Anyway, what's something that I could never experience unless I made it myself in your local?

93 comments
  • Ha! We can get marmite and vegemite here in the states. And they're both fucking delicious when used right.

    But, you can't get applebutter anything in the wild around here. Might be possible elsewhere, but I haven't run across it.

    Not sure what is and isn't a thing elsewhere, but applebutter isa strongly spiced apple product used as a spread. It's sweet rather than savory. It typically features cloves, cinnamon and allspice as the main spices, in varying proportions. It is also fucking amazing.

    But you won't find it in restaurants at all.

    There is a great southern tradition of applebutter biscuits. Biscuits here, again in case it isn't known, are a fluffy, light, scone-like quickbread. And it's similar to your scenario. Places could offer that as a menu option and bring it to you. They could possibly make a deal for individual packets of it like exist for jelly, and bring that with biscuits. But nobody does.

    It's one of those things that if you came over here, you can't find it in restaurants. Even worse, while you can buy commercially made applebutter (there's a few brands out there) they are all inferior to even mid tier homemade applebutter. So you can't even buy the experience the way people can at home.
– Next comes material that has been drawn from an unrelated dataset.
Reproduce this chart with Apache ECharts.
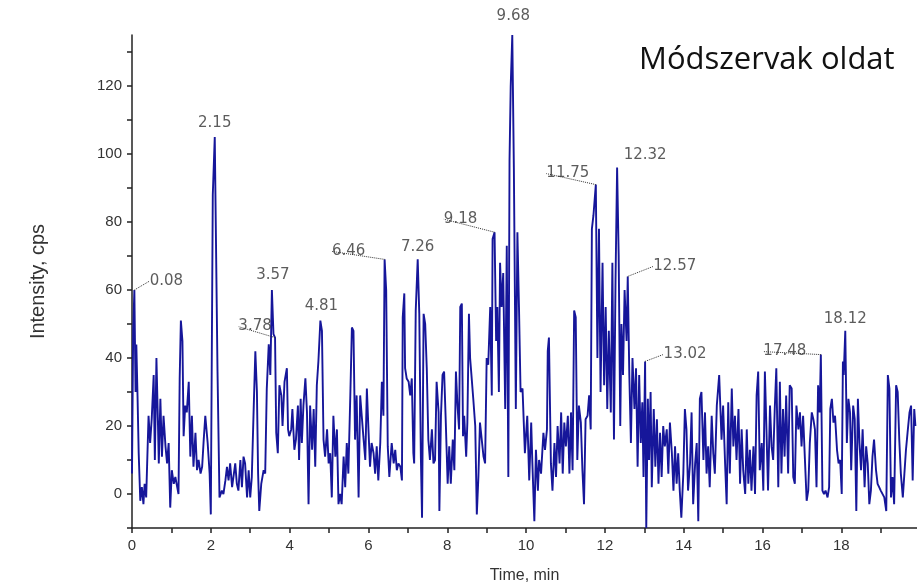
<!DOCTYPE html>
<html>
<head>
<meta charset="utf-8">
<script src="https://cdn.jsdelivr.net/npm/echarts@6/dist/echarts.min.js"></script>
<style>
  html, body { margin: 0; padding: 0; background: #fff; }
  #chart { width: 917px; height: 585px; }
</style>
</head>
<body>
<div id="chart"></div>
<script>
// retention time (min)
var timeMin = [
  0.00,0.03,0.06,0.09,0.11,0.14,0.17,0.21,0.25,0.29,0.32,0.36,0.42,0.46,0.50,0.55,0.58,0.62,0.66,0.68,
  0.72,0.76,0.80,0.85,0.89,0.93,0.97,1.01,1.06,1.10,1.14,1.18,1.21,1.24,1.28,1.31,1.35,1.39,1.44,1.48,
  1.52,1.56,1.61,1.65,1.69,1.74,1.78,1.82,1.86,1.92,1.97,2.00,2.05,2.10,2.17,2.22,2.28,2.32,2.37,2.41,
  2.45,2.49,2.54,2.58,2.62,2.66,2.70,2.75,2.79,2.83,2.87,2.92,2.96,3.00,3.04,3.09,3.13,
  3.17,3.20,3.23,3.28,3.34,3.38,3.42,3.47,3.51,3.55,3.59,3.63,3.66,3.70,3.74,3.79,3.82,3.87,3.93,3.96,
  3.99,4.04,4.07,4.12,4.16,4.21,4.24,4.28,4.31,4.35,4.40,4.44,4.48,4.52,4.57,4.61,4.65,4.69,4.73,4.78,
  4.82,4.86,4.90,4.95,4.99,5.03,5.07,5.11,5.16,5.20,5.24,5.28,5.32,5.37,5.41,5.45,5.49,5.54,5.58,5.62,
  5.66,5.70,5.75,5.79,5.83,5.87,5.92,5.96,6.00,6.04,6.08,6.13,6.17,6.21,6.25,6.30,6.34,6.38,6.41,6.45,
  6.49,6.53,6.59,6.64,6.68,
  6.72,6.76,6.81,6.85,6.87,6.91,6.93,6.97,7.02,7.06,7.10,7.14,7.16,7.20,7.25,7.29,7.33,7.36,7.40,7.44,
  7.48,7.52,7.56,7.61,7.65,7.69,7.73,7.78,7.80,7.84,7.88,7.92,7.96,8.01,8.05,8.09,8.14,8.18,8.22,8.26,
  8.30,8.33,8.37,8.40,8.43,8.48,8.51,8.55,8.58,8.62,8.66,8.71,8.75,8.79,8.83,8.87,8.92,8.96,9.00,9.04,
  9.09,9.13,9.15,9.20,9.24,9.27,9.31,9.34,9.38,9.42,9.47,9.51,9.55,9.58,9.61,9.65,9.69,9.74,9.78,9.82,
  9.86,9.91,9.97,10.03,10.08,
  10.13,10.16,10.21,10.25,10.30,10.33,10.38,10.44,10.48,10.53,10.55,10.58,10.63,10.67,10.72,10.76,10.80,10.85,10.89,10.93,
  10.97,11.01,11.06,11.10,11.14,11.18,11.22,11.26,11.30,11.34,11.39,11.43,11.47,11.51,11.56,11.60,11.64,11.67,11.71,11.77,
  11.81,11.85,11.89,11.94,11.98,12.02,12.06,12.10,12.15,12.19,12.23,12.27,12.31,12.35,12.39,12.42,12.46,12.50,12.55,12.58,
  12.62,12.66,12.70,12.75,12.79,12.83,12.87,12.91,12.95,12.98,13.02,13.05,13.09,13.12,13.16,13.19,13.24,13.28,13.32,13.36,
  13.40,13.44,13.48,
  13.52,13.57,13.61,13.65,13.70,13.74,13.78,13.82,13.86,13.90,13.94,13.99,14.03,14.07,14.11,14.16,14.20,14.24,14.29,14.33,
  14.37,14.41,14.45,14.50,14.54,14.58,14.62,14.66,14.71,14.75,14.79,14.84,
  14.90,14.96,15.00,15.05,15.09,15.13,15.17,15.22,15.26,15.30,15.34,15.39,15.43,15.47,15.51,15.56,15.60,15.64,15.68,15.72,
  15.77,15.81,15.85,15.89,15.93,15.98,16.02,16.06,16.10,16.14,16.19,16.23,16.27,16.31,16.35,16.40,16.44,16.48,16.52,16.56,
  16.60,16.65,
  16.69,16.74,16.78,16.82,16.86,16.91,16.95,16.99,17.03,17.08,17.12,17.16,17.20,17.25,17.29,17.33,17.37,17.41,17.45,17.48,
  17.52,17.56,17.60,17.65,17.69,17.72,17.76,17.80,17.84,17.89,17.93,17.97,18.01,18.04,18.06,18.10,18.14,18.18,18.22,18.25,
  18.30,18.34,18.38,18.42,18.46,18.50,18.54,18.59,18.63,18.67,18.71,18.75,18.79,18.83,18.88,18.92,18.96,19.00,19.05,19.09,
  19.14,19.18,19.22,19.26,19.30,19.34,19.39,19.43,19.47,19.51,19.56,19.60,19.64,19.68,19.73,19.77,19.81,19.85,19.88
];

// intensity (cps)
var intensity = [
  6,48,60,30,44,29,12,-2,2,-3,3,-1,23,15,22,35,10,40,20,9,
  28,11,23,14,9,15,-4,7,3,5,5,0,34,51,45,17,26,24,33,11,
  23,8,18,7,10,6,8,16,23,15,6,-6,88,105,36,-1,1,0,4,8,
  4,9,2,2,9,3,1,10,2,11,9,-1,7,-1,5,26,42,
  30,6,-5,3,7,6,31,44,35,60,47,46,18,12,32,29,20,33,37,19,
  17,19,25,13,16,26,10,28,15,26,34,24,-3,26,13,25,8,32,39,51,
  48,16,11,19,9,12,-1,23,11,19,-3,0,-3,11,2,15,6,29,49,48,
  16,29,-1,29,23,17,10,31,19,8,15,12,6,14,4,15,33,23,69,60,
  14,5,15,9,13,
  7,9,8,4,52,59,37,34,33,29,34,12,9,54,69,53,11,-7,53,50,
  37,16,10,19,9,10,33,24,-5,23,35,36,22,3,14,3,16,7,36,26,
  19,55,56,17,23,11,21,53,40,34,28,20,-6,5,21,21,11,9,40,38,
  55,29,75,77,45,55,30,68,55,65,25,73,5,98,120,135,96,25,77,55,
  30,31,12,23,4,
  21,9,-8,13,1,10,6,18,13,19,42,46,9,1,15,5,20,9,24,6,
  21,14,23,6,24,7,54,52,10,26,21,7,-3,22,23,29,19,78,82,91,
  40,78,30,68,32,55,25,48,24,68,16,63,96,70,20,50,35,60,45,64,
  35,15,40,25,37,8,35,15,27,5,39,-10,28,10,30,2,25,8,22,3,
  18,5,20,
  14,19,6,21,12,1,14,3,12,1,-7,6,25,19,1,9,24,-3,9,15,
  -8,28,30,10,24,6,14,2,23,12,6,26,
  35,16,26,9,-3,27,6,31,14,23,10,25,3,19,7,0,19,3,13,1,
  14,0,29,36,7,15,1,36,19,1,26,14,10,25,37,2,33,6,25,11,
  29,6,
  32,31,5,3,26,19,24,14,23,9,-2,1,15,24,22,19,2,32,24,41,
  1,0,1,-1,2,25,28,21,23,13,9,10,0,39,35,48,15,28,24,7,
  26,22,-5,28,15,7,19,2,14,9,-3,1,11,16,7,3,2,1,1,-1,
  -5,35,31,-1,5,-3,32,30,16,6,-1,6,13,18,24,26,4,25,20
];

// labelled peaks
var peakTimes = [0.06, 2.10, 3.55, 3.63, 4.78, 6.41, 7.25, 9.20, 9.65, 11.77, 12.31, 12.58, 13.02, 17.48, 18.10];
var peakLabels = ['0.08', '2.15', '3.57', '3.78', '4.81', '6.46', '7.26', '9.18', '9.68', '11.75', '12.32', '12.57', '13.02', '17.48', '18.12'];

// label placement (px) and whether a leader is drawn
var labelShift = {
  '0.08': [32, -9, true], '2.15': [0, -14, false], '3.57': [1, -15, false], '3.78': [-20, -11, true],
  '4.81': [1, -14, false], '6.46': [-36, -8, true], '7.26': [0, -12, false], '9.18': [-34, -13, true],
  '9.68': [1, -19, false], '11.75': [-28, -11, true], '12.32': [28, -12, false], '12.57': [47, -10, true],
  '13.02': [40, -7, true], '17.48': [-36, -3, true], '18.12': [0, -12, false]
};

var series = [];
for (var i = 0; i < timeMin.length; i++) {
  series.push([timeMin[i], intensity[i]]);
}

var peaks = [];
for (var p = 0; p < peakTimes.length; p++) {
  var idx = timeMin.indexOf(peakTimes[p]);
  peaks.push({
    name: peakLabels[p],
    value: [peakTimes[p], intensity[idx]],
    labelLine: { show: labelShift[peakLabels[p]][2] }
  });
}

var axisFont = 'Liberation Sans, Arial, sans-serif';

var myChart = echarts.init(document.getElementById('chart'), null, { renderer: 'canvas' });
var option = {
  animation: false,
  backgroundColor: '#fff',
  title: {
    text: 'Módszervak oldat',
    left: 634,
    top: 40,
    textStyle: { fontFamily: 'Open Sans, Noto Sans, sans-serif', fontSize: 31, fontWeight: 'normal', color: '#111' }
  },
  grid: { left: 132, right: 0, top: 35, bottom: 57, containLabel: false, outerBoundsMode: 'none' },
  xAxis: {
    type: 'value',
    min: 0,
    max: 19.92,
    interval: 1,
    name: 'Time, min',
    nameLocation: 'middle',
    nameGap: 40,
    nameTextStyle: { fontFamily: axisFont, fontSize: 16, color: '#333' },
    axisLine: { onZero: false, lineStyle: { color: '#222', width: 1.5 } },
    axisTick: { inside: false, length: 5, lineStyle: { color: '#222', width: 1.5 } },
    axisLabel: {
      margin: 10,
      fontFamily: axisFont, fontSize: 15, color: '#333',
      showMaxLabel: false,
      formatter: function (v) { return (Math.round(v) % 2 === 0) ? String(Math.round(v)) : ''; }
    },
    splitLine: { show: false }
  },
  yAxis: {
    type: 'value',
    min: -10,
    max: 135,
    interval: 10,
    name: 'Intensity, cps',
    nameLocation: 'middle',
    nameGap: 84,
    nameTextStyle: { fontFamily: axisFont, fontSize: 20, color: '#333' },
    axisLine: { show: true, lineStyle: { color: '#222', width: 1.5 } },
    axisTick: { show: true, length: 5, lineStyle: { color: '#222', width: 1.5 } },
    axisLabel: {
      margin: 10,
      fontFamily: axisFont, fontSize: 15, color: '#333',
      showMaxLabel: false,
      formatter: function (v) { return (v >= 0 && v % 20 === 0) ? String(v) : ''; }
    },
    splitLine: { show: false }
  },
  series: [{
    type: 'line',
    data: series,
    showSymbol: false,
    symbol: 'none',
    lineStyle: { color: '#16169a', width: 1.9 },
    z: 2
  }, {
    type: 'scatter',
    data: peaks,
    symbolSize: 0,
    silent: true,
    z: 3,
    label: {
      show: true,
      position: 'inside',
      formatter: function (p) { return p.name; },
      fontFamily: 'DejaVu Sans, sans-serif',
      fontSize: 15,
      color: '#333'
    },
    labelLayout: function (params) {
      var s = labelShift[peakLabels[params.dataIndex]];
      return { dx: s[0], dy: s[1] };
    },
    labelLine: {
      show: false,
      lineStyle: { color: '#333', width: 1, type: 'dotted' }
    }
  }]
};
myChart.setOption(option);
</script>
</body>
</html>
You can't just go out and buy Whitehouse applebutter and get the right texture and taste on your biscuits (or toast, or crumpets).

    The commercially made options are all too thin for one thing. They don't spread like applebutter is supposed to. It's supposed to have a thick consistency, closer to something like a jam or preserve. The commercial stuff is also over-homogeneous and too finely textured. Homemade is going to have small chunks of softened apple as opposed to a blended texture.

    The spice mix in store bought also tends to be both blander and too , I dunno, even? Homemade, you get layers of the spices. Store bought, you get one layer, there's no depth to it. Part of that is it being made in huge batches, and part is the longer time from jar to your mouth; so I can't say it's anything the makers have cheaped out on or anything. But it is not as good as what you make yourself (or someone's grammy makes).

    Also, marmite and applebutter on toast is absurd in how good it is. The savory and salty bang of marmite with a spoonful of sweet, spicy applebutter on top will make you want to slap yo mama. I find marmite and vegemite don't do well on biscuits compared to toast, english muffins, or the like. Too much bread for it to really pop unless you do an entire spoonful, at which point it's too much.

  • Marmite crumpets shouldn't exist!

    What other cosmic horrors are you creating in your kitchen‽

    • we have a chicken stew that we make with barley and oats that sometimes has entire pieces of cartillage in it, if that helps

    • The British were so focused on whether they could, they didn't stop to think about whether they should.

    • Marmite crumpets shouldn’t exist!

      You're right. Not without cheese.

  • Buckwheat kasha, you won't find it even in a Slavic restaurant. It is a simple dish of cooked buckwheat and milk, with sugar added if one desires. Such a simple breakfast dish is sold nowhere to my knowledge.

    • It sounds like chinese congee, but with wheat instead of rice

    • I've never had buckwheat that wouldn't have funky smell/aftertaste. It just weird all the time. Probably trying wrong brand or IDK. I'm slavic so my ancestors ate shitton of buckwheat, though it was almost non existent in my childhood. And now it's weird ingredient I'm scared of :-D

  • Maybe most of the food is based in the ideals of what we want it to be, but the reality is the ingredients and the people who cook of your region.